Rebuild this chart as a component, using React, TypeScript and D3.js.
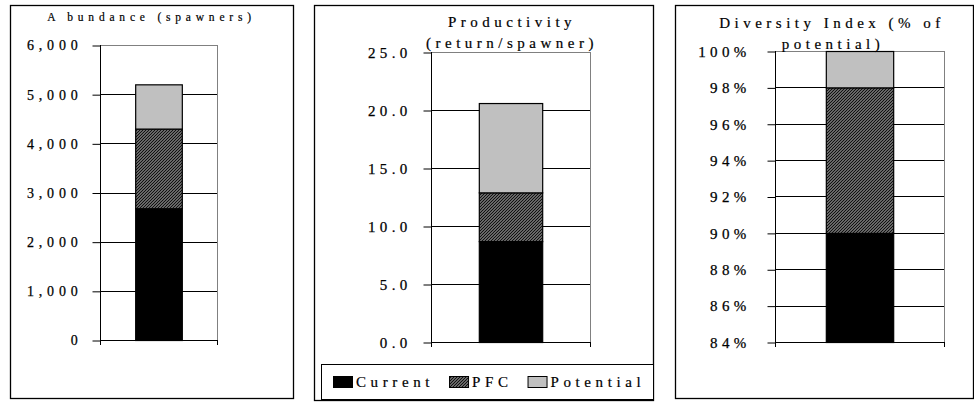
import React, {useEffect, useRef} from 'react';
import * as d3 from 'd3';

// series (segment sizes, stacked bottom to top)
const categories = ['Current', 'PFC', 'Potential'];
const abundanceValues = [2680, 1620, 900];
const productivityValues = [8.7, 4.2, 7.7];
const diversityValues = [0.9, 0.08, 0.02];

// tick labels
const abundanceTicks = [0, 1000, 2000, 3000, 4000, 5000, 6000];
const productivityTicks = [0, 5, 10, 15, 20, 25];
const diversityTicks = [0.84, 0.86, 0.88, 0.9, 0.92, 0.94, 0.96, 0.98, 1.0];

const colors: Record<string, string> = {
  Current: '#000000',
  PFC: 'url(#hatch)',
  Potential: '#c0c0c0',
};

const FONT = "'Liberation Serif', 'Times New Roman', serif";

interface PanelCfg {
  box: [number, number, number, number];
  plot: {left: number; right: number; top: number; bottom: number};
  values: number[];
  ticks: number[];
  format: (v: number) => string;
  tickSize: number;
  tickSpacing: number;
  tickPad: number;
  title: {text: string; x: number; y: number}[];
  titleSize: number;
  titleSpacing: number;
}

const panels: PanelCfg[] = [
  {
    box: [10, 5, 293, 398],
    plot: {left: 100, right: 217, top: 45, bottom: 340},
    values: abundanceValues,
    ticks: abundanceTicks,
    format: d3.format(','),
    tickSize: 14,
    tickSpacing: 4.8,
    tickPad: 10,
    title: [{text: 'A bundance (spawners)', x: 151.5, y: 21}],
    titleSize: 11.5,
    titleSpacing: 4.8,
  },
  {
    box: [314, 5, 653, 400],
    plot: {left: 431, right: 590, top: 52, bottom: 342},
    values: productivityValues,
    ticks: productivityTicks,
    format: d3.format('.1f'),
    tickSize: 15,
    tickSpacing: 4.3,
    tickPad: 12,
    title: [
      {text: 'Productivity', x: 512, y: 27},
      {text: '(return/spawner)', x: 512, y: 48},
    ],
    titleSize: 15,
    titleSpacing: 4.5,
  },
  {
    box: [675, 5, 973, 398],
    plot: {left: 775, right: 944, top: 51, bottom: 342},
    values: diversityValues,
    ticks: diversityTicks,
    format: d3.format('.0%'),
    tickSize: 15,
    tickSpacing: 4.3,
    tickPad: 17,
    title: [
      {text: 'Diversity Index (% of', x: 832, y: 28},
      {text: 'potential)', x: 833, y: 49},
    ],
    titleSize: 15,
    titleSpacing: 4.5,
  },
];

const App: React.FC = () => {
  const svgRef = useRef<SVGSVGElement>(null);

  useEffect(() => {
    const svg = d3.select(svgRef.current);
    svg.selectAll('*').remove();

    // hatch pattern for PFC (dark upward diagonal)
    const pat = svg
      .append('defs')
      .append('pattern')
      .attr('id', 'hatch')
      .attr('patternUnits', 'userSpaceOnUse')
      .attr('width', 3)
      .attr('height', 3);
    pat.append('rect').attr('width', 3).attr('height', 3).attr('fill', '#c8c8c8');
    pat
      .append('path')
      .attr('d', 'M-1,1 L1,-1 M0,3 L3,0 M2,4 L4,2')
      .attr('stroke', '#111')
      .attr('stroke-width', 1.5);

    panels.forEach((p) => {
      const g = svg.append('g');
      const [x0, y0, x1, y1] = p.box;
      g.append('rect')
        .attr('x', x0 + 0.5)
        .attr('y', y0 + 0.5)
        .attr('width', x1 - x0)
        .attr('height', y1 - y0)
        .attr('fill', '#fff')
        .attr('stroke', '#000')
        .attr('stroke-width', 1.3);

      const y = d3
        .scaleLinear()
        .domain([p.ticks[0], p.ticks[p.ticks.length - 1]])
        .range([p.plot.bottom, p.plot.top])
        .clamp(true);
      const x = d3
        .scaleBand()
        .domain(['s'])
        .range([p.plot.left, p.plot.right])
        .padding(0.43);

      // plot area outline (grey)
      g.append('rect')
        .attr('x', p.plot.left + 0.5)
        .attr('y', p.plot.top + 0.5)
        .attr('width', p.plot.right - p.plot.left)
        .attr('height', p.plot.bottom - p.plot.top)
        .attr('fill', 'none')
        .attr('stroke', '#808080');

      // gridlines
      g.selectAll('.grid')
        .data(p.ticks.slice(1, -1))
        .enter()
        .append('line')
        .attr('x1', p.plot.left)
        .attr('x2', p.plot.right)
        .attr('y1', (d) => Math.round(y(d)) + 0.5)
        .attr('y2', (d) => Math.round(y(d)) + 0.5)
        .attr('stroke', '#000');

      // stacked bar
      const row: any = {s: 's'};
      categories.forEach((c, i) => (row[c] = p.values[i]));
      const series = d3.stack().keys(categories)([row]);
      series.forEach((s) => {
        const d = s[0];
        g.append('rect')
          .attr('x', x('s')! + 0.5)
          .attr('width', x.bandwidth())
          .attr('y', y(d[1]) + 0.5)
          .attr('height', Math.max(0, y(d[0]) - y(d[1])))
          .attr('fill', colors[s.key])
          .attr('stroke', '#000')
          .attr('stroke-width', 1.2);
      });

      // left axis
      const axis = d3
        .axisLeft(y)
        .tickValues(p.ticks)
        .tickFormat((v: any) => p.format(v))
        .tickSize(8)
        .tickPadding(p.tickPad);
      const ag = g
        .append('g')
        .attr('transform', `translate(${p.plot.left + 0.5},0.5)`)
        .call(axis as any);
      ag.select('.domain').remove();
      ag.selectAll('line').attr('stroke', '#000');
      ag.selectAll('text')
        .attr('font-family', FONT)
        .attr('font-size', p.tickSize)
        .attr('letter-spacing', p.tickSpacing)
        .attr('fill', '#000')
        .attr('stroke', '#000')
        .attr('stroke-width', 0.25);
      g.append('line')
        .attr('x1', p.plot.left + 0.5)
        .attr('x2', p.plot.left + 0.5)
        .attr('y1', p.plot.top)
        .attr('y2', p.plot.bottom + 5)
        .attr('stroke', '#000');

      // bottom axis
      g.append('line')
        .attr('x1', p.plot.left)
        .attr('x2', p.plot.right + 1)
        .attr('y1', p.plot.bottom + 0.5)
        .attr('y2', p.plot.bottom + 0.5)
        .attr('stroke', '#000');
      g.append('line')
        .attr('x1', p.plot.right + 0.5)
        .attr('x2', p.plot.right + 0.5)
        .attr('y1', p.plot.bottom)
        .attr('y2', p.plot.bottom + 5)
        .attr('stroke', '#000');

      // title
      p.title.forEach((t) => {
        g.append('text')
          .attr('x', t.x)
          .attr('y', t.y)
          .attr('text-anchor', 'middle')
          .attr('font-family', FONT)
          .attr('font-size', p.titleSize)
          .attr('letter-spacing', p.titleSpacing)
          .attr('stroke', '#000')
          .attr('stroke-width', 0.2)
          .text(t.text);
      });
    });

    // legend in the middle panel
    const lg = svg.append('g');
    lg.append('rect')
      .attr('x', 321.5)
      .attr('y', 364.5)
      .attr('width', 332)
      .attr('height', 35)
      .attr('fill', '#fff')
      .attr('stroke', '#000');
    let lx = 333;
    categories.forEach((c) => {
      lg.append('rect')
        .attr('x', lx + 0.5)
        .attr('y', 376.5)
        .attr('width', 19)
        .attr('height', 11)
        .attr('fill', colors[c])
        .attr('stroke', '#000');
      const t = lg
        .append('text')
        .attr('x', lx + 23)
        .attr('y', 387)
        .attr('font-family', FONT)
        .attr('font-size', 15)
        .attr('letter-spacing', 4.6)
        .attr('stroke', '#000')
        .attr('stroke-width', 0.2)
        .text(c);
      const w = (t.node() as SVGTextElement).getComputedTextLength();
      lx += 23 + w + 15;
    });
  }, []);

  return (
    <svg
      ref={svgRef}
      width={974}
      height={406}
      style={{position: 'absolute', left: 0, top: 0, background: '#fff'}}
    />
  );
};

export default App;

## GOAL OF THE EXERCISE
Begin at the first line of the material and copy each line exactly through the one containing "Serif', 'Times New". Omit pictures.

## RESPONSE TO THIS EXERCISE
Rebuild this chart as a component, using React, TypeScript and D3.js.
import React, {useEffect, useRef} from 'react';
import * as d3 from 'd3';

// series (segment sizes, stacked bottom to top)
const categories = ['Current', 'PFC', 'Potential'];
const abundanceValues = [2680, 1620, 900];
const productivityValues = [8.7, 4.2, 7.7];
const diversityValues = [0.9, 0.08, 0.02];

// tick labels
const abundanceTicks = [0, 1000, 2000, 3000, 4000, 5000, 6000];
const productivityTicks = [0, 5, 10, 15, 20, 25];
const diversityTicks = [0.84, 0.86, 0.88, 0.9, 0.92, 0.94, 0.96, 0.98, 1.0];

const colors: Record<string, string> = {
  Current: '#000000',
  PFC: 'url(#hatch)',
  Potential: '#c0c0c0',
};

const FONT = "'Liberation Serif', 'Times New Roman', serif";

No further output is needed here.